Monday, March 24, 2014

Oops! I am married to Excel, and I honeymoon with Outlook.

At this juncture of life, when girls at least a dozen years younger to me are multi-millionaires in the western part of the world, I am sitting at this airport waiting to board a flight which has been graciously paid for by my employer, and wait before you think that I am some kind of a handsomely paid MBA-pursued-tie-wearing-executive, or by any means rich, please note that I still dream or rather fancy an iPad, a similar kind of the one on which the 7-year old kid around me, being totally un-stationary and continuously making me feel so underprivileged, is playing Angry Birds Space (which seems to be the only purpose of the device to him) on that retina display and is probably his personal one as his father sitting opposite to me in a Chambray Blue shirt and crisp Grey trousers, is having his own full-size device; and even an overnighter bag like the ones almost everyone around me is carrying, neither of which I can afford out of my salary. And with the tides of thoughts, the frequency and subject of which are changing almost every micro second, I feel happy and puzzled about being born as a human being!

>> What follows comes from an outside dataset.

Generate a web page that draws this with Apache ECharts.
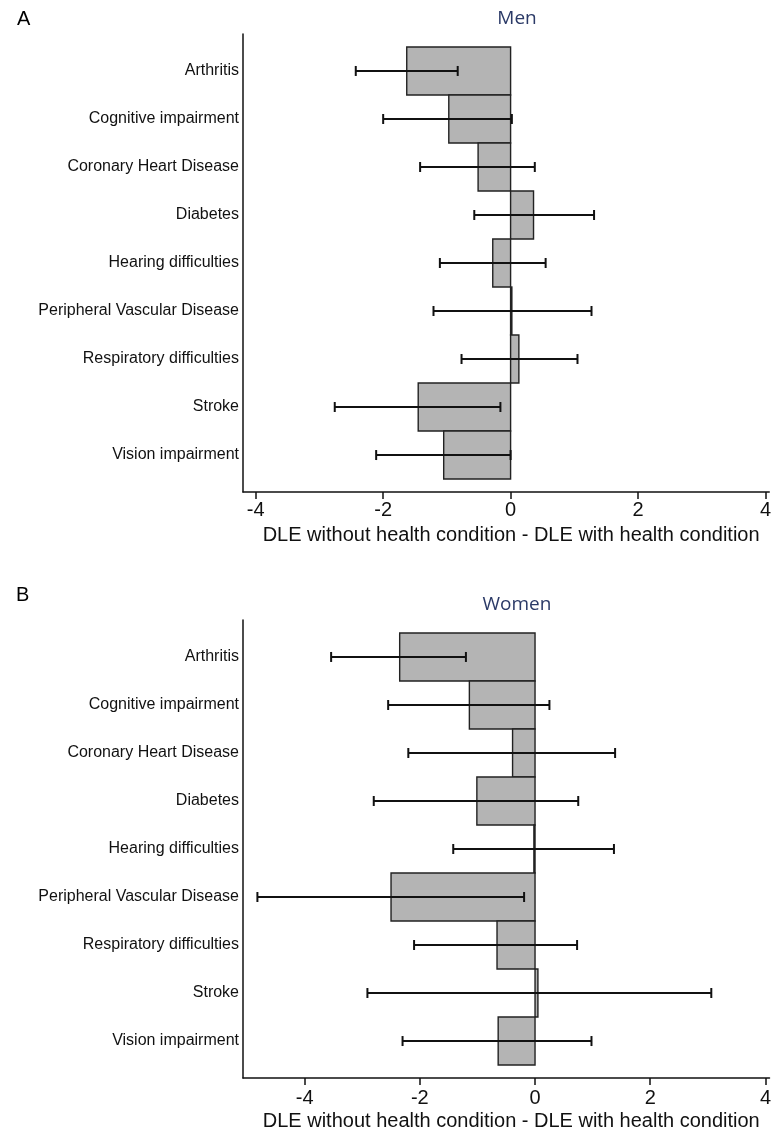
<!DOCTYPE html>
<html>
<head>
<meta charset="utf-8">
<script src="https://cdn.jsdelivr.net/npm/echarts@6/dist/echarts.min.js"></script>
<style>
  html, body { margin: 0; padding: 0; background: #fff; }
  #chart { width: 774px; height: 1133px; }
</style>
</head>
<body>
<div id="chart"></div>
<script>
const categories = [
  'Arthritis',
  'Cognitive impairment',
  'Coronary Heart Disease',
  'Diabetes',
  'Hearing difficulties',
  'Peripheral Vascular Disease',
  'Respiratory difficulties',
  'Stroke',
  'Vision impairment'
]

// Men: estimate and confidence interval
const menEst = [-1.63, -0.97, -0.51, 0.36, -0.28, 0.02, 0.13, -1.45, -1.05]
const menLow = [-2.43, -2.00, -1.42, -0.57, -1.11, -1.21, -0.77, -2.76, -2.11]
const menHigh = [-0.83, 0.02, 0.38, 1.31, 0.55, 1.27, 1.05, -0.16, 0.00]

// Women: estimate and confidence interval
const womenEst = [-2.35, -1.14, -0.39, -1.01, -0.02, -2.50, -0.66, 0.05, -0.64]
const womenLow = [-3.54, -2.55, -2.20, -2.80, -1.42, -4.82, -2.10, -2.91, -2.30]
const womenHigh = [-1.20, 0.25, 1.39, 0.75, 1.37, -0.19, 0.73, 3.06, 0.98]

const xTicks = [-4, -2, 0, 2, 4]
const axisTitle = 'DLE without health condition - DLE with health condition'

const chart = echarts.init(document.getElementById('chart'))

const toRows = (est, low, high) => est.map((v, i) => [i, v, low[i], high[i]])

function renderBar(params, api) {
  const idx = api.value(0)
  const est = api.value(1)
  const lo = api.value(2)
  const hi = api.value(3)
  const p0 = api.coord([0, idx])
  const pe = api.coord([est, idx])
  const pl = api.coord([lo, idx])
  const ph = api.coord([hi, idx])
  const band = Math.abs(api.size([0, 1])[1])
  const cap = 5
  return {
    type: 'group',
    children: [
      {
        type: 'rect',
        shape: {
          x: Math.min(p0[0], pe[0]),
          y: p0[1] - band / 2,
          width: Math.abs(pe[0] - p0[0]),
          height: band
        },
        style: { fill: '#b4b4b4', stroke: '#222', lineWidth: 1.4 }
      },
      {
        type: 'line',
        shape: { x1: pl[0], y1: pl[1], x2: ph[0], y2: ph[1] },
        style: { stroke: '#111', lineWidth: 2 }
      },
      {
        type: 'line',
        shape: { x1: pl[0], y1: pl[1] - cap, x2: pl[0], y2: pl[1] + cap },
        style: { stroke: '#111', lineWidth: 2 }
      },
      {
        type: 'line',
        shape: { x1: ph[0], y1: ph[1] - cap, x2: ph[0], y2: ph[1] + cap },
        style: { stroke: '#111', lineWidth: 2 }
      }
    ]
  }
}

function xAxisFor(gridIndex, min, max, margin) {
  return {
    type: 'value',
    gridIndex,
    min,
    max,
    axisLine: { show: true, onZero: false, lineStyle: { color: '#111', width: 1.5 } },
    axisTick: { show: true, length: 7, customValues: xTicks, lineStyle: { color: '#111', width: 1.5 } },
    axisLabel: {
      customValues: xTicks,
      margin,
      fontSize: 20,
      color: '#111',
      fontFamily: 'Liberation Sans'
    },
    splitLine: { show: false },
    name: axisTitle,
    nameLocation: 'middle',
    nameGap: 33,
    nameTextStyle: { fontSize: 20, color: '#111', fontFamily: 'Liberation Sans', padding: [0, 0, 0, 10] }
  }
}

function yAxisFor(gridIndex) {
  return {
    type: 'value',
    gridIndex,
    inverse: true,
    min: -0.77,
    max: 8.77,
    axisLine: { show: true, onZero: false, lineStyle: { color: '#111', width: 1.5 } },
    axisTick: { show: false },
    splitLine: { show: false },
    axisLabel: {
      customValues: categories.map((c, i) => i),
      formatter: v => categories[Math.round(v)],
      margin: 4,
      fontSize: 16,
      color: '#111',
      fontFamily: 'Liberation Sans'
    }
  }
}

const panelTitle = { fontSize: 20, fontWeight: 'normal', color: '#000', fontFamily: 'Liberation Sans' }
const groupTitle = { fontSize: 19, fontWeight: 'normal', color: '#2b3a67', fontFamily: 'Open Sans' }

chart.setOption({
  animation: false,
  backgroundColor: '#fff',
  title: [
    { text: 'A', left: 12, top: 4, textStyle: panelTitle },
    { text: 'Men', left: 512, top: 4, textAlign: 'center', textStyle: groupTitle },
    { text: 'B', left: 11, top: 580, textStyle: panelTitle },
    { text: 'Women', left: 512, top: 590, textAlign: 'center', textStyle: groupTitle }
  ],
  grid: [
    { left: 243, right: 2, top: 34, height: 458 },
    { left: 243, right: 2, top: 620, height: 458 }
  ],
  xAxis: [
    xAxisFor(0, -4.2, 4.06, 8),
    xAxisFor(1, -5.07, 4.07, 10)
  ],
  yAxis: [yAxisFor(0), yAxisFor(1)],
  series: [
    {
      type: 'custom',
      xAxisIndex: 0,
      yAxisIndex: 0,
      renderItem: renderBar,
      encode: { x: [1, 2, 3], y: 0 },
      data: toRows(menEst, menLow, menHigh)
    },
    {
      type: 'custom',
      xAxisIndex: 1,
      yAxisIndex: 1,
      renderItem: renderBar,
      encode: { x: [1, 2, 3], y: 0 },
      data: toRows(womenEst, womenLow, womenHigh)
    }
  ]
})

window.addEventListener('resize', () => chart.resize())
</script>
</body>
</html>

I still have not understood the purpose of life and without giving any consideration to this basic query of mine, my mother and relatives are at their wits' end to get me married as if that will unlock the treasures of the hidden temple for them! I don't know why she named me this, but a dear friend of mine calls me "bird" since the times when I never even knew that I wanted to fly. But now I can totally relate to it. Maybe, she is one real astrologer of some sorts.

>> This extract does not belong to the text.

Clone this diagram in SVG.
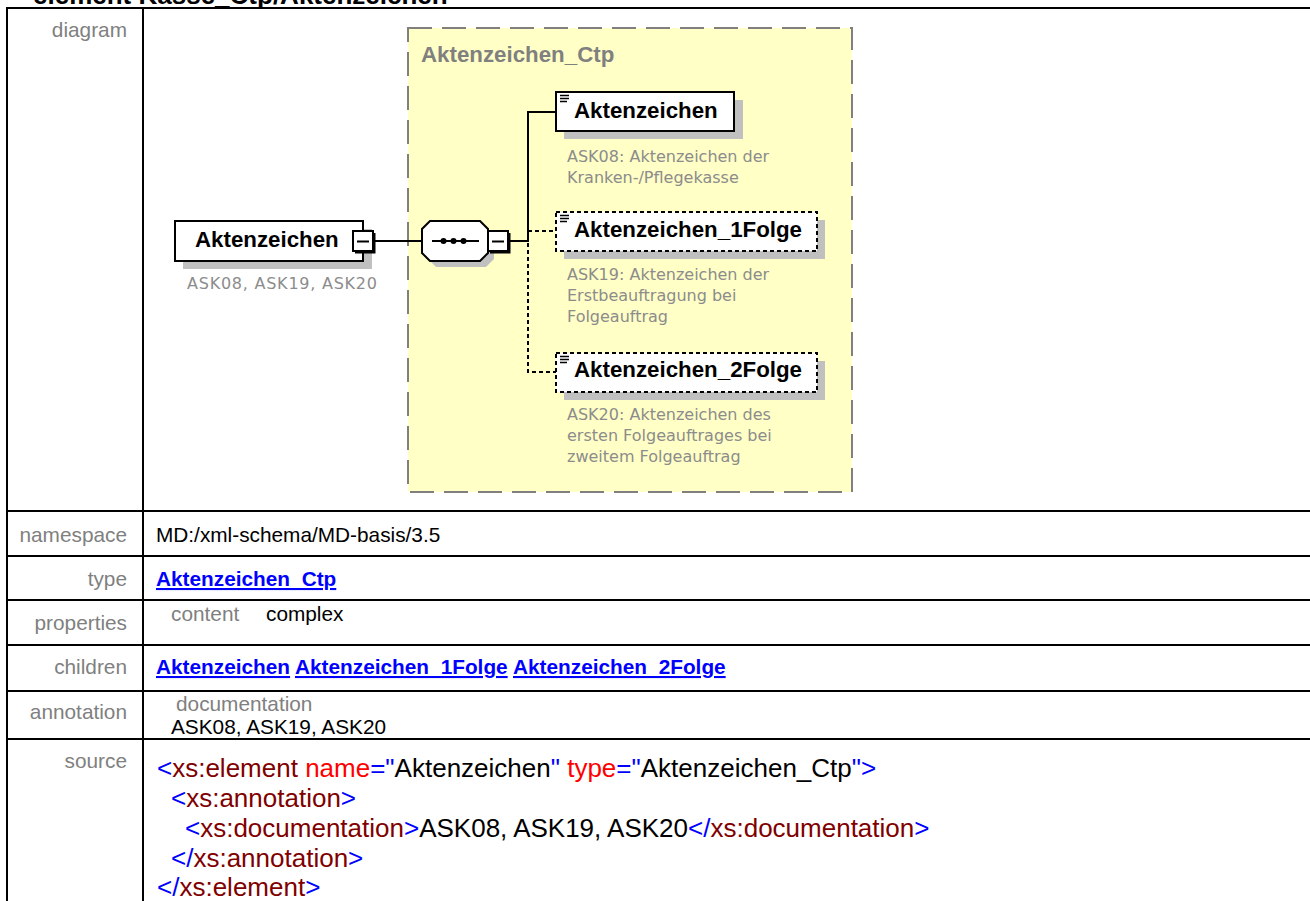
<svg xmlns="http://www.w3.org/2000/svg" width="1310" height="901" viewBox="0 0 1310 901">
<style>
.t{font-family:"Liberation Sans",Arial,sans-serif;font-size:20.8px}
.lbl{fill:#808080;text-anchor:end}
.val{fill:#000}
.lnk{fill:#0000FF;font-weight:bold;text-decoration:underline}
.src{font-family:"Liberation Sans",Arial,sans-serif;font-size:26px}
.b{fill:#0000FF}.e{fill:#800000}.a{fill:#FF0000}.k{fill:#000}
.grid{stroke:#000;stroke-width:2;fill:none}
.nm{font-family:"Liberation Sans",Arial,sans-serif;font-weight:bold;font-size:22.3px;fill:#000}
.cm{font-family:"DejaVu Sans",Verdana,sans-serif;font-size:16px;fill:#8c8c8c}
.sh{fill:#c0c0c0}
.box{fill:#fff;stroke:#000;stroke-width:2}
.dbox{fill:#fff;stroke:#000;stroke-width:2;stroke-dasharray:4 3}
.conn{stroke:#000;stroke-width:2;fill:none}
.dconn{stroke:#000;stroke-width:2;fill:none;stroke-dasharray:4 3}
.ico{stroke:#000;stroke-width:1.4}
</style>
<rect x="0" y="0" width="1310" height="901" fill="#fff"/>
<text x="33" y="4" font-family="Liberation Sans, Arial, sans-serif" font-weight="bold" font-size="26" fill="#000">element Kasse_Ctp/Aktenzeichen</text>

<g id="table">
<path class="grid" d="M6 8H1310M7 7V901M143 8V901M6 511H1310M6 556H1310M6 600H1310M6 645H1310M6 691H1310M6 739H1310"/>
<text class="t lbl" x="127" y="37">diagram</text>
<text class="t lbl" x="127" y="542">namespace</text>
<text class="t val" x="156" y="542">MD:/xml-schema/MD-basis/3.5</text>
<text class="t lbl" x="127" y="586">type</text>
<text class="t lnk" x="156" y="586">Aktenzeichen_Ctp</text>
<text class="t lbl" x="127" y="630">properties</text>
<text class="t" x="171" y="621" fill="#808080">content</text>
<text class="t val" x="266" y="621">complex</text>
<text class="t lbl" x="127" y="674">children</text>
<text class="t lnk" x="156" y="674">Aktenzeichen</text>
<text class="t lnk" x="295" y="674">Aktenzeichen_1Folge</text>
<text class="t lnk" x="513" y="674">Aktenzeichen_2Folge</text>
<text class="t lbl" x="127" y="719">annotation</text>
<text class="t" x="176" y="711" fill="#808080" font-size="19.8">documentation</text>
<text class="t val" x="171" y="734">ASK08, ASK19, ASK20</text>
<text class="t lbl" x="127" y="768">source</text>
<text class="src" x="157" y="777"><tspan class="b">&lt;</tspan><tspan class="e">xs:element</tspan><tspan class="a"> name</tspan><tspan class="b">="</tspan><tspan class="k">Aktenzeichen</tspan><tspan class="b">"</tspan><tspan class="a"> type</tspan><tspan class="b">="</tspan><tspan class="k">Aktenzeichen_Ctp</tspan><tspan class="b">"&gt;</tspan></text>
<text class="src" x="171" y="807"><tspan class="b">&lt;</tspan><tspan class="e">xs:annotation</tspan><tspan class="b">&gt;</tspan></text>
<text class="src" x="185" y="837"><tspan class="b">&lt;</tspan><tspan class="e">xs:documentation</tspan><tspan class="b">&gt;</tspan><tspan class="k">ASK08, ASK19, ASK20</tspan><tspan class="b">&lt;/</tspan><tspan class="e">xs:documentation</tspan><tspan class="b">&gt;</tspan></text>
<text class="src" x="171" y="867"><tspan class="b">&lt;/</tspan><tspan class="e">xs:annotation</tspan><tspan class="b">&gt;</tspan></text>
<text class="src" x="157" y="896"><tspan class="b">&lt;/</tspan><tspan class="e">xs:element</tspan><tspan class="b">&gt;</tspan></text>
</g>

<g id="type-Aktenzeichen_Ctp">
<rect x="408" y="28" width="444" height="464" fill="#FFFFC6" stroke="#808080" stroke-width="2" stroke-dasharray="24 10"/>
<text x="421" y="62" font-family="Liberation Sans, Arial, sans-serif" font-weight="bold" font-size="22.3" fill="#808080">Aktenzeichen_Ctp</text>
</g>

<g id="connectors">
<path class="conn" d="M375 241H422"/>
<path class="conn" d="M509 241H528V112H556"/>
<path class="dconn" d="M528 231H556"/>
<path class="dconn" d="M528 243V372H556"/>
</g>

<g id="node-main">
<rect class="sh" x="183" y="229" width="189" height="40"/>
<rect class="box" x="175" y="221" width="188" height="40"/>
<text class="nm" x="195" y="247">Aktenzeichen</text>
<rect class="box" x="353" y="231" width="20" height="20"/>
<path class="conn" d="M374.5 233V252.5H355"/>
<path class="conn" d="M357 241.5H369"/>
<text class="cm" x="187" y="289" textLength="190" lengthAdjust="spacing">ASK08, ASK19, ASK20</text>
</g>

<g id="sequence">
<polygon class="sh" points="436,227 486,227 494,235 494,259 486,267 436,267 428,259 428,235"/>
<polygon class="box" points="430,221 480,221 488,229 488,253 480,261 430,261 422,253 422,229"/>
<path class="conn" d="M432 241H479"/>
<circle cx="443.5" cy="241" r="3"/>
<circle cx="453.5" cy="241" r="3"/>
<circle cx="463.5" cy="241" r="3"/>
<rect class="box" x="488" y="231" width="20" height="20"/>
<path class="conn" d="M509.5 233V252.5H490"/>
<path class="conn" d="M492 241.5H504"/>
</g>

<g id="node-Aktenzeichen">
<rect class="sh" x="564" y="100" width="179" height="39"/>
<rect class="box" x="556" y="92" width="178" height="39"/>
<path class="ico" d="M560 95.5H569M560 98.5H569M560 101.5H567"/>
<text class="nm" x="574" y="118">Aktenzeichen</text>
<text class="cm" x="567" y="161.5">ASK08: Aktenzeichen der</text>
<text class="cm" x="567" y="183">Kranken-/Pflegekasse</text>
</g>

<g id="node-Aktenzeichen_1Folge">
<rect class="sh" x="564" y="220" width="261" height="39"/>
<rect class="dbox" x="556" y="212" width="261" height="39"/>
<path class="ico" d="M560 215.5H569M560 218.5H569M560 221.5H567"/>
<text class="nm" x="574" y="237">Aktenzeichen_1Folge</text>
<text class="cm" x="567" y="280">ASK19: Aktenzeichen der</text>
<text class="cm" x="567" y="301">Erstbeauftragung bei</text>
<text class="cm" x="567" y="322">Folgeauftrag</text>
</g>

<g id="node-Aktenzeichen_2Folge">
<rect class="sh" x="564" y="361" width="261" height="39"/>
<rect class="dbox" x="556" y="353" width="261" height="39"/>
<path class="ico" d="M560 356.5H569M560 359.5H569M560 362.5H567"/>
<text class="nm" x="574" y="377">Aktenzeichen_2Folge</text>
<text class="cm" x="567" y="420">ASK20: Aktenzeichen des</text>
<text class="cm" x="567" y="441">ersten Folgeauftrages bei</text>
<text class="cm" x="567" y="462">zweitem Folgeauftrag</text>
</g>
</svg>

The person to my right is busy clearing his Outlook inbox and the one left to me is tangled in the rows and columns of an excel sheet without realizing that was it this which he aimed at doing in his life? That he works like a slogging ass who has grown from a 39 collar size to a 44 collar size only to meet some client expectations in the coming few hours when his kid does not find his father by his side to drop him off to the school bus's stop. He could not afford to take a leave 'coz of this oh-so-important meeting which compels his presence when his wife/ girlfriend wants to catch up the first-day-first-show of a movie releasing today with a tub of over-priced pop-corn and a tumbler of some stupid cola (both highly unaffordable due to excessive and compulsive common sense I think that I possess), the ad of which tells us to scratch the label to get lucky and meet SRK, as if that's the Moksha in life! (Bloody hell, I don't even get to scratch my head if I am in front of a client considering "Business Etiquettes".) At least, I don't take a "Yes" for an answer that any of us wanted, if at comes at such cost price. 

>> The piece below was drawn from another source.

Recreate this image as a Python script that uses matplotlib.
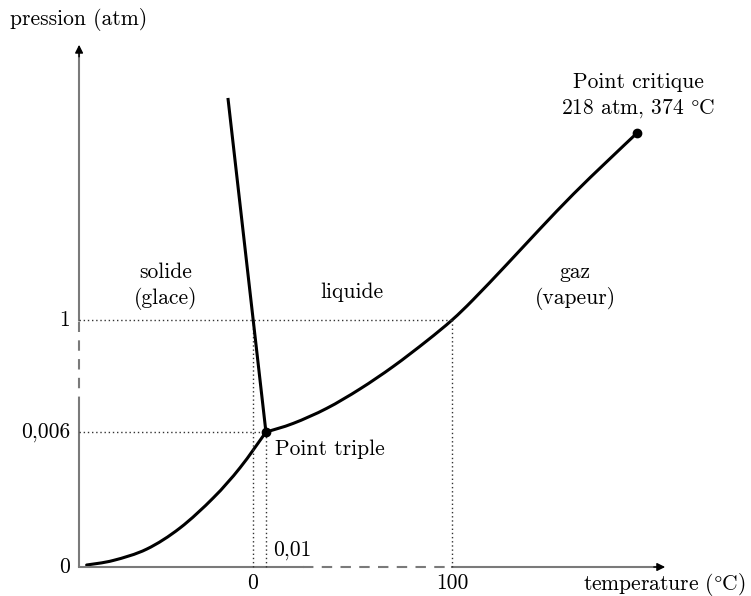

Coming back to my present surroundings, all the females around here look young and fresh and few of them catch my eye just instantly for the reasons of either they exude the confidence of being the next Angel of Victoria's Secret in those pair of inches high heels or simply for the way they are dressed up in immaculate business attire or tops and denims which look to be custom-made for them if at all, one goes by the hug these clothes give to these lovely women, who smell as great as a bottle of Burburry Weekend, while I try to stand as close as possible to them making sure that nobody notices it, to fill my nostrils with that heavenly fragrance, while being in the queue to collect my Boarding Pass. 

As I feel great about all this, I have now started dreaming about flying either to California or Italy and roaming around in the streets dressed in a White linen shirt, a pair of light Blue denims and tan Brown boots and playing DJ in the deserts of Dubai some day. 

I may sound insane, but that's how I see life - unplanned and unpredictable. And now it's time for me to study, without being caught, this beautiful young girl who is sitting opposite to me in a Cream sheer shirt and coral Red trousers with matching lip color, paired with leopard-print wedges, as the overly baby-dolled air-hostess of the company I work for, has pleasantly requested me to switch-off my "iPhone" (I din't buy it, a scratch card scheme got me it). 

And if, when I am aboard and sailing above at 37,000 feet, I realize what's the "Purpose of Life", I'll just gulp down the juice of the Katrina of thoughts my lazely-cooked and over-conscious mind would present to me in a wine glass, and will keep you posted (even if you don't want to be). iSapath.